Under the tax matters agreement with A. H. Belo, in the fourth quarter 2010, the Company and A. H. Belo agreed to allow A. H. Belo’s tax loss for the year ended December 31, 2009, to be carried back against the Company’s 2008 consolidated federal tax return. The amended 2008 tax return generated a $4,732 federal income tax refund that was allocated between the parties as determined in the agreement.

The employee matters agreement allocates liabilities and responsibilities relating to employee compensation and benefits plans and programs and other related matters in connection with the spin-off, including, without limitation, the treatment of outstanding Belo equity awards, certain outstanding annual and long-term incentive awards, and certain retirement and welfare benefit obligations. See Note 7 for disclosures related to the split of the pension plan by Belo and A. H. Belo.

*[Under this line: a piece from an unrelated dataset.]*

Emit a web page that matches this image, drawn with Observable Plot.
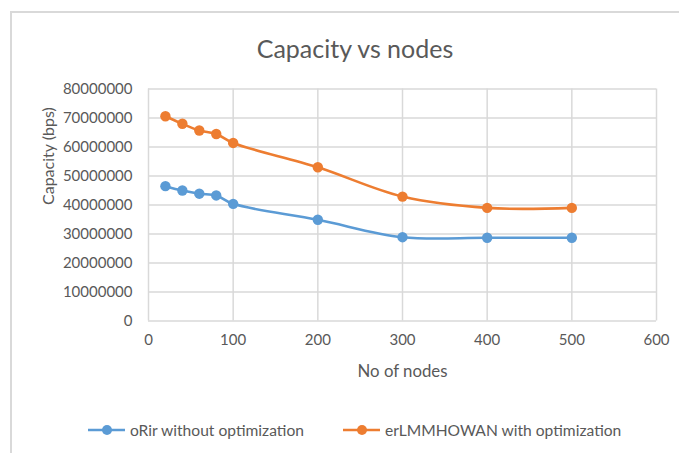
<!DOCTYPE html>
<html>
<head>
<meta charset="utf-8">
<script src="https://cdn.jsdelivr.net/npm/d3@7"></script>
<script src="https://cdn.jsdelivr.net/npm/@observablehq/plot@0.6"></script>
<style>
  html, body { margin: 0; padding: 0; background: #fff; }
  #wrap { position: relative; width: 679px; height: 453px; overflow: hidden; font-family: Lato, "Open Sans", sans-serif; color: #595959; }
  #border { position: absolute; left: 10px; top: 11px; width: 720px; height: 520px; border: 2px solid #d9d9d9; box-sizing: border-box; }
  #title { position: absolute; left: 0; width: 710px; top: 33px; text-align: center; font-size: 25px; line-height: 30px; }
  #chart { position: absolute; left: 0; top: 0; }
  #legend { position: absolute; top: 420px; left: 88px; font-size: 15.6px; line-height: 20px; display: flex; white-space: nowrap; }
  .item { display: flex; align-items: center; }
  .item svg { margin-right: 5px; }
</style>
</head>
<body>
<div id="wrap">
  <div id="border"></div>
  <div id="chart"></div>
  <div id="title">Capacity vs nodes</div>
  <div id="legend"></div>
</div>
<script>
const nodes = [20, 40, 60, 80, 100, 200, 300, 400, 500];
const orir = [46500000, 45000000, 43900000, 43300000, 40400000, 34900000, 28900000, 28700000, 28700000];
const erl = [70600000, 68000000, 65700000, 64500000, 61400000, 53000000, 42900000, 39000000, 39000000];
const seriesNames = ["oRir without optimization", "erLMMHOWAN with optimization"];
const seriesColors = ["#5B9BD5", "#ED7D31"];
const xTicks = [0, 100, 200, 300, 400, 500, 600];
const yTicks = [0, 10000000, 20000000, 30000000, 40000000, 50000000, 60000000, 70000000, 80000000];

const data = [];
nodes.forEach((n, i) => {
  data.push({x: n, y: orir[i], s: seriesNames[0]});
});
nodes.forEach((n, i) => {
  data.push({x: n, y: erl[i], s: seriesNames[1]});
});

const fmt = d3.format("d");
const chart = Plot.plot({
  width: 679,
  height: 453,
  marginLeft: 148,
  marginRight: 23,
  marginTop: 88.5,
  marginBottom: 132.5,
  style: {fontFamily: "Lato, 'Open Sans', sans-serif", fontSize: "15px", color: "#595959", background: "transparent"},
  x: {domain: [0, 600], ticks: xTicks, tickSize: 0, tickPadding: 13, label: null, tickFormat: fmt},
  y: {domain: [0, 80000000], ticks: yTicks, tickSize: 0, tickPadding: 16, label: null, tickFormat: fmt},
  color: {domain: seriesNames, range: seriesColors},
  marks: [
    Plot.gridX(xTicks, {stroke: "#d9d9d9", strokeOpacity: 1, strokeWidth: 1.5}),
    Plot.gridY(yTicks, {stroke: "#d9d9d9", strokeOpacity: 1, strokeWidth: 1.5}),
    Plot.line(data, {x: "x", y: "y", z: "s", stroke: "s", strokeWidth: 2.6, curve: "catmull-rom"}),
    Plot.dot(data, {x: "x", y: "y", fill: "s", r: 5.2}),
    Plot.text(["Capacity (bps)"], {frameAnchor: "left", rotate: -90, dx: -100, fontSize: 16, fill: "#595959"}),
    Plot.text(["No of nodes"], {frameAnchor: "bottom", dy: 56, fontSize: 16.8, fill: "#595959"})
  ]
});
document.getElementById("chart").appendChild(chart);

const legend = document.getElementById("legend");
seriesNames.forEach((name, i) => {
  const item = document.createElement("div");
  item.className = "item";
  if (i > 0) item.style.marginLeft = "39px";
  item.innerHTML = `<svg width="37" height="12"><line x1="0" x2="37" y1="6" y2="6" stroke="${seriesColors[i]}" stroke-width="2.6"/><circle cx="19" cy="6" r="5" fill="${seriesColors[i]}"/></svg><span>${name}</span>`;
  legend.appendChild(item);
});
</script>
</body>
</html>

Through December 31, 2011, the Company co-owned with A. H. Belo certain downtown Dallas, Texas, real estate through a limited liability company formed in connection with the spin-off. The limited liability company was owned in equal parts by Belo and A. H. Belo. The Company’s 50 percent interest in the limited liability company that owns the Dallas, Texas, properties was accounted for using the equity method and was included in Other Assets on the Company’s consolidated balance sheet. On December 31, 2011, the Company and A. H. Belo caused the limited liability company to divide the real estate owned by the limited liability company between Belo and A. H. Belo. After the division of these assets on December 31, 2011, the Company wholly-owns the 17-story office building and one parking lot in downtown Dallas, Texas. As required under applicable accounting literature, the Company recorded the assets received at their fair value and recorded a non-cash gain on the transaction of $4,467 in 2011. As of the date of the transfer, there were certain improvements needed on the building. As a condition of the transfer, A. H. Belo agreed to reimburse the Company for a portion of those improvements. In 2012, A. H. Belo reimbursed the Company $571 in connection with those improvements.

Other investments, primarily in third party businesses, held jointly with A. H. Belo of $9,509 are recorded as either equity or cost method investments and are included in Other Assets. The amount of income from the third party investments included in the Company’s net income is immaterial.

The Company’s Dallas/Fort Worth television station, WFAA-TV, and The Dallas Morning News, owned by A. H. Belo, provide media content, cross-promotion, and other services to the other on a mutually agreed upon basis. That sharing is expected to continue for the foreseeable future.